Events from Homematic and Homematic IP Buttons

Eiko Wagenknecht

This post is also available in German

I’m currently getting familiar with Home Assistant and integrating my Homematic and Homematic IP buttons. In the process, I noticed an interesting peculiarity that I’d like to document: The different buttons send different events when pressed for a long time, which can lead to unexpected behaviors. In this article, I’ll explain the differences and show how to customize the behavior of the buttons to enable consistent control.

Table of Contents

Hardware

I’ll focus on the relevant hardware used:

Button Presses

In Home Assistant, you can see which events the buttons send when pressed by listening to the homematic.keypress event in the developer tools. It turns out that the buttons send completely different events:

HM-PBI-4-FM Button (Default Settings)

Short press: A “PRESS_SHORT” event is sent on the corresponding channel (1-4).

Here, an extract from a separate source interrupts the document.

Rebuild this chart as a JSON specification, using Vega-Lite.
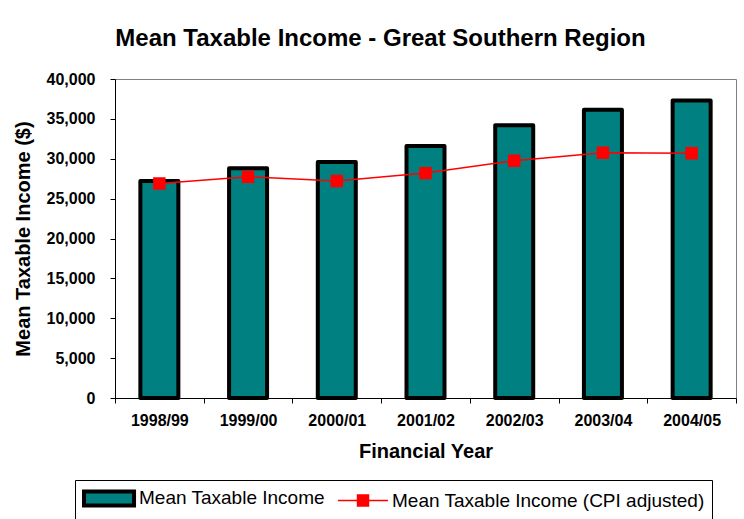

Long press: After 0.4s, a “PRESS_LONG” event is sent once, then every 0.4s a “PRESS_CONT” event, and immediately upon release a “PRESS_LONG_RELEASE” event. The exact time interval depends on the option “Minimum duration for long button press” in the CCU. The default value is 0.4s.

HmIP-FCI1 / HmIP-FCI6 Buttons (Default Settings)

Short press: A “PRESS_SHORT” event is sent on the corresponding channel (1 for FCI1, 1-6 for FCI6).

Long press: After 0.4s, a “PRESS_LONG” event is sent once, then repeatedly every 0.4s another “PRESS_LONG” event, and immediately upon release a “PRESS_LONG_RELEASE” event. The exact time interval depends on the option “Minimum duration for long button press” in the CCU. The default value is 0.4s. The repeated “PRESS_LONG” events come at most as long as set in “Timeout for long button press” (default value 2min).

HmIP-FCI1 / HmIP-FCI6 Buttons (Without Repetitions)

I didn’t like the default behavior because while it makes sense for a dimmer to trigger the event every x seconds and then increase a level by one step, it’s inappropriate for a switch that should only represent an “On/Off” function with a long press. In that case, you would either need to listen for the first “PRESS_LONG” (which is not trivial to filter out) or for the “PRESS_LONG_RELEASE”, which means something happens only when the switch is released. Neither option is great.

Fortunately, there’s a rather hidden way to customize the behavior: If you set the “Timeout for long button press” to “Not active” in the CCU3, the switch suddenly behaves quite differently:

Short press: A “PRESS_SHORT” event is sent on the corresponding channel (1 for FCI1, 1-6 for FCI6).

Long press: After 0.4s, a “PRESS_LONG” event is sent once, and after another 0.4s a “PRESS_LONG_RELEASE” event, nothing more. So explicitly no repeated events. This allows me to simply listen for “PRESS_LONG” and directly execute the desired action!

Additional Switches

HmIP-DSD-PCB (Doorbell sensor): Sends only “PRESS_SHORT”, regardless of what is set for “Timeout for long button press”.

HM-PB-2-WM55-2: Identical to HM-PBI-4-FM.